Dik Downey and Adam Blake look pretty much how we expect clowns to look, with over-sized trousers, too-big boots, red noses, and hair as if they’ve just stuck their fingers in a plug socket. And to begin with, they behave pretty much as we expect clowns to behave: all silly walks, happy-sad faces, and roping the audience in to playing squeaky-toy orchestra.
But then it starts to get weird. Not creepy-weird but meta-theatrical-weird. When Adam shines a torch into his face and adopts an evil grin, Dik accuses him of having crossed the line and strayed into scary-clown territory. Dik and Adam, we soon realise, don’t really know what they’re doing, and heading through the doorframe to ‘backstage’ (we can still see them, although Dik insists we can’t) to consult the script is only intermittently helpful. Not only this, but their very existence is subject to the whim of their foul-mouthed and sadistic boss, Poco, the archetypal ‘scary clown’, who exerts a puppet-master’s control over the pair, sending them into a hilarious, dark and dirty dance routine whenever they undermine his authority. Unsurprisingly, they want out.

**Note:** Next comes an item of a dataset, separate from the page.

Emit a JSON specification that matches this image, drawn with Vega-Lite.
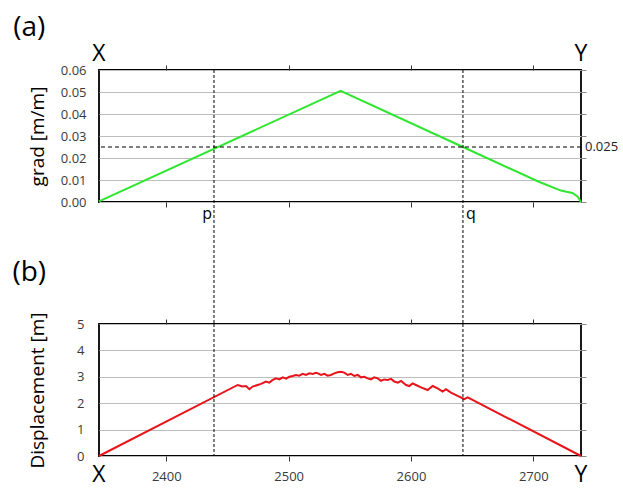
{
  "$schema": "https://vega.github.io/schema/vega-lite/v6.json",
  "background": "white",
  "padding": {"left": 11, "top": 13, "right": 0, "bottom": 0},
  "bounds": "flush",
  "spacing": 122,
  "config": {
    "view": {"stroke": "#000", "strokeWidth": 1.8},
    "font": "Open Sans",
    "axis": {
      "domain": false,
      "grid": false,
      "labelFont": "Open Sans",
      "labelFontSize": 13,
      "labelColor": "#3a3a3a",
      "titleFont": "Open Sans",
      "titleFontSize": 19,
      "titleFontWeight": "normal",
      "titleColor": "#000",
      "tickColor": "#333",
      "tickSize": 5,
      "tickWidth": 1,
      "gridColor": "#bdbdbd",
      "gridWidth": 1
    }
  },
  "vconcat": [
    {
      "width": 482,
      "height": 132,
      "resolve": {"axis": {"x": "independent", "y": "independent"}},
      "layer": [
        {
          "data": {"values": [
            {"dist": 2345, "grad": 0.0003},
            {"dist": 2542.5, "grad": 0.0505},
            {"dist": 2642.5, "grad": 0.025},
            {"dist": 2705, "grad": 0.0091},
            {"dist": 2722.6, "grad": 0.0052},
            {"dist": 2727, "grad": 0.0047},
            {"dist": 2732, "grad": 0.0041},
            {"dist": 2736.3, "grad": 0.0024},
            {"dist": 2739, "grad": 0.0}
          ]},
          "mark": {"type": "line", "color": "#2ee62e", "strokeWidth": 2},
          "encoding": {
            "x": {
              "field": "dist", "type": "quantitative",
              "scale": {"domain": [2345, 2739], "nice": false, "zero": false},
              "axis": {"orient": "bottom", "values": [2400, 2500, 2600, 2700], "labels": false, "title": null}
            },
            "y": {
              "field": "grad", "type": "quantitative",
              "scale": {"domain": [0, 0.06], "nice": false},
              "axis": {
                "orient": "left", "values": [0, 0.01, 0.02, 0.03, 0.04, 0.05, 0.06],
                "format": ".2f", "grid": true, "ticks": false, "labelPadding": 13,
                "title": "grad [m/m]", "titleX": -62, "titleY": 66, "titleAngle": -90,
                "titleAlign": "center", "titleBaseline": "middle"
              }
            }
          }
        },
        {
          "data": {"values": [{"level": 0.025}]},
          "mark": {"type": "rule", "color": "#000", "strokeWidth": 1.2, "strokeDash": [4, 3]},
          "encoding": {"y": {"field": "level", "type": "quantitative", "axis": null}}
        },
        {
          "data": {"values": [{"level": 0.025, "label": "0.025"}]},
          "mark": {"type": "text", "align": "left", "baseline": "middle", "dx": 4, "fontSize": 13, "color": "#222"},
          "encoding": {
            "x": {"datum": 2739, "type": "quantitative", "axis": null},
            "y": {"field": "level", "type": "quantitative", "axis": null},
            "text": {"field": "label"}
          }
        },
        {
          "data": {"values": [{"pos": 2439, "name": "p"}, {"pos": 2642.5, "name": "q"}]},
          "mark": {"type": "rule", "color": "#000", "strokeWidth": 1, "strokeDash": [3, 2]},
          "encoding": {
            "x": {
              "field": "pos", "type": "quantitative",
              "axis": {"orient": "top", "values": [2400, 2500, 2600, 2700], "labels": false, "title": null}
            },
            "y": {
              "datum": 0.06, "type": "quantitative",
              "axis": {"orient": "right", "values": [0, 0.01, 0.02, 0.03, 0.04, 0.05, 0.06], "labels": false, "tickColor": "#888", "title": null}
            },
            "y2": {"datum": -0.0555}
          }
        },
        {
          "data": {"values": [{"pos": 2433.3, "name": "p"}, {"pos": 2649, "name": "q"}]},
          "mark": {"type": "text", "fontSize": 16, "baseline": "middle", "color": "#000"},
          "encoding": {
            "x": {"field": "pos", "type": "quantitative", "axis": null},
            "y": {"datum": -0.0055, "type": "quantitative", "axis": null},
            "text": {"field": "name"}
          }
        },
        {
          "data": {"values": [{"label": "(a)"}]},
          "mark": {"type": "text", "fontSize": 28, "baseline": "middle", "color": "#000"},
          "encoding": {
            "x": {"datum": 2288, "type": "quantitative", "axis": null},
            "y": {"datum": 0.0791, "type": "quantitative", "axis": null},
            "text": {"field": "label"}
          }
        },
        {
          "data": {"values": [{"end": 2345, "label": "X"}, {"end": 2739, "label": "Y"}]},
          "mark": {"type": "text", "fontSize": 23, "baseline": "alphabetic", "color": "#000"},
          "encoding": {
            "x": {"field": "end", "type": "quantitative", "axis": null},
            "y": {"datum": 0.0641, "type": "quantitative", "axis": null},
            "text": {"field": "label"}
          }
        }
      ]
    },
    {
      "width": 482,
      "height": 132,
      "resolve": {"axis": {"x": "independent", "y": "independent"}},
      "layer": [
        {
          "data": {"values": [
            {"dist": 2345, "disp": 0},
            {"dist": 2458.4, "disp": 2.69},
            {"dist": 2462.4, "disp": 2.63},
            {"dist": 2465.2, "disp": 2.65},
            {"dist": 2467.9, "disp": 2.53},
            {"dist": 2470.6, "disp": 2.63},
            {"dist": 2474.7, "disp": 2.69},
            {"dist": 2477.4, "disp": 2.73},
            {"dist": 2481.5, "disp": 2.82},
            {"dist": 2484.2, "disp": 2.78},
            {"dist": 2487, "disp": 2.88},
            {"dist": 2489.7, "disp": 2.94},
            {"dist": 2492.4, "disp": 2.9},
            {"dist": 2495.2, "disp": 2.98},
            {"dist": 2497.9, "disp": 2.93},
            {"dist": 2500.6, "disp": 3.0},
            {"dist": 2503.3, "disp": 3.03},
            {"dist": 2506, "disp": 3.07},
            {"dist": 2508.7, "disp": 3.04},
            {"dist": 2511.5, "disp": 3.11},
            {"dist": 2514.2, "disp": 3.07},
            {"dist": 2516.9, "disp": 3.13},
            {"dist": 2519.7, "disp": 3.11},
            {"dist": 2522.4, "disp": 3.15},
            {"dist": 2524, "disp": 3.13},
            {"dist": 2526.5, "disp": 3.07},
            {"dist": 2529.2, "disp": 3.11},
            {"dist": 2531.9, "disp": 3.04},
            {"dist": 2534.6, "disp": 3.07},
            {"dist": 2537.3, "disp": 3.13},
            {"dist": 2540.1, "disp": 3.17},
            {"dist": 2542.8, "disp": 3.19},
            {"dist": 2545.5, "disp": 3.16},
            {"dist": 2548.3, "disp": 3.07},
            {"dist": 2551, "disp": 3.11},
            {"dist": 2553.7, "disp": 3.03},
            {"dist": 2556.5, "disp": 3.07},
            {"dist": 2559.2, "disp": 2.98},
            {"dist": 2561.9, "disp": 3.0},
            {"dist": 2564.6, "disp": 2.94},
            {"dist": 2567.3, "disp": 2.9},
            {"dist": 2570, "disp": 2.98},
            {"dist": 2572.8, "disp": 2.94},
            {"dist": 2575.5, "disp": 2.85},
            {"dist": 2578.2, "disp": 2.9},
            {"dist": 2581, "disp": 2.88},
            {"dist": 2583.7, "disp": 2.92},
            {"dist": 2586.4, "disp": 2.82},
            {"dist": 2589.2, "disp": 2.78},
            {"dist": 2591.9, "disp": 2.84},
            {"dist": 2596, "disp": 2.69},
            {"dist": 2598.6, "disp": 2.65},
            {"dist": 2601.4, "disp": 2.75},
            {"dist": 2604.1, "disp": 2.69},
            {"dist": 2608.2, "disp": 2.6},
            {"dist": 2613.7, "disp": 2.5},
            {"dist": 2617.7, "disp": 2.65},
            {"dist": 2621.8, "disp": 2.56},
            {"dist": 2625.9, "disp": 2.44},
            {"dist": 2628.6, "disp": 2.53},
            {"dist": 2632.7, "disp": 2.4},
            {"dist": 2643.6, "disp": 2.15},
            {"dist": 2646.4, "disp": 2.22},
            {"dist": 2739, "disp": 0}
          ]},
          "mark": {"type": "line", "color": "#e8141a", "strokeWidth": 2},
          "encoding": {
            "x": {
              "field": "dist", "type": "quantitative",
              "scale": {"domain": [2345, 2739], "nice": false, "zero": false},
              "axis": {"orient": "bottom", "values": [2400, 2500, 2600, 2700], "format": "d", "labelPadding": 9, "title": null}
            },
            "y": {
              "field": "disp", "type": "quantitative",
              "scale": {"domain": [0, 5], "nice": false},
              "axis": {
                "orient": "left", "values": [0, 1, 2, 3, 4, 5],
                "grid": true, "ticks": false, "labelPadding": 15,
                "title": "Displacement [m]", "titleX": -62, "titleY": 66, "titleAngle": -90,
                "titleAlign": "center", "titleBaseline": "middle"
              }
            }
          }
        },
        {
          "data": {"values": [{"pos": 2439, "name": "p"}, {"pos": 2642.5, "name": "q"}]},
          "mark": {"type": "rule", "color": "#000", "strokeWidth": 1, "strokeDash": [3, 2]},
          "encoding": {
            "x": {
              "field": "pos", "type": "quantitative",
              "axis": {"orient": "top", "values": [2400, 2500, 2600, 2700], "labels": false, "title": null}
            },
            "y": {
              "datum": 5, "type": "quantitative",
              "axis": {"orient": "right", "values": [0, 1, 2, 3, 4, 5], "labels": false, "tickColor": "#888", "title": null}
            },
            "y2": {"datum": 0}
          }
        },
        {
          "data": {"values": [{"label": "(b)"}]},
          "mark": {"type": "text", "fontSize": 28, "baseline": "middle", "color": "#000"},
          "encoding": {
            "x": {"datum": 2288, "type": "quantitative", "axis": null},
            "y": {"datum": 6.93, "type": "quantitative", "axis": null},
            "text": {"field": "label"}
          }
        },
        {
          "data": {"values": [{"end": 2345, "label": "X"}, {"end": 2739, "label": "Y"}]},
          "mark": {"type": "text", "fontSize": 23, "baseline": "alphabetic", "color": "#000"},
          "encoding": {
            "x": {"field": "end", "type": "quantitative", "axis": null},
            "y": {"datum": -1.0, "type": "quantitative", "axis": null},
            "text": {"field": "label"}
          }
        }
      ]
    }
  ]
}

Throughout, the show gleefully subverts our expectations of clowns and puppets and plays fast and loose with the boundaries of its theatrical world. There’s palpable relish in seeing what it’s possible to get away with, how far they’ll go and how far we’ll go with them. Pretty far, it turns out. We’re easily roped in to service their games and plots, whether that’s being romanced by a love-struck Adam or, in the case of the man sitting in the row in front of me, having shoes and socks forcibly removed by Dik so that he can demonstrate sock puppets. It’s joyfully anarchic.
At the heart of the show are two hugely generous and skilful performances, full of wit and vulnerability. Dik’s clown is at once naive and indignant, Adam’s by turns wistful and sardonic. They’re an endlessly watchable double act, manifesting all the unhealthily intense affection and antagonism of a codependent relationship.
Coulrophobics (those who fear clowns, of course) have nothing to fear: the pair’s subjugation by Poco is intriguing and bizarre rather than genuinely menacing, though a little more threat here might help propel the piece forward: their desperation to escape only really becomes apparent as a driver in the latter third of the show, when their failure to outwit Poco results in the ultimate humiliation (there is a warning in advance that the show contains full frontal nudity).
It’s sublimely entertaining and thoroughly deserved the extended applause it received from its full house, setting the bar high at the start of Bristol Puppetry Festival – a programme that asks us to expect the unexpected and consistently challenges what visual theatre is.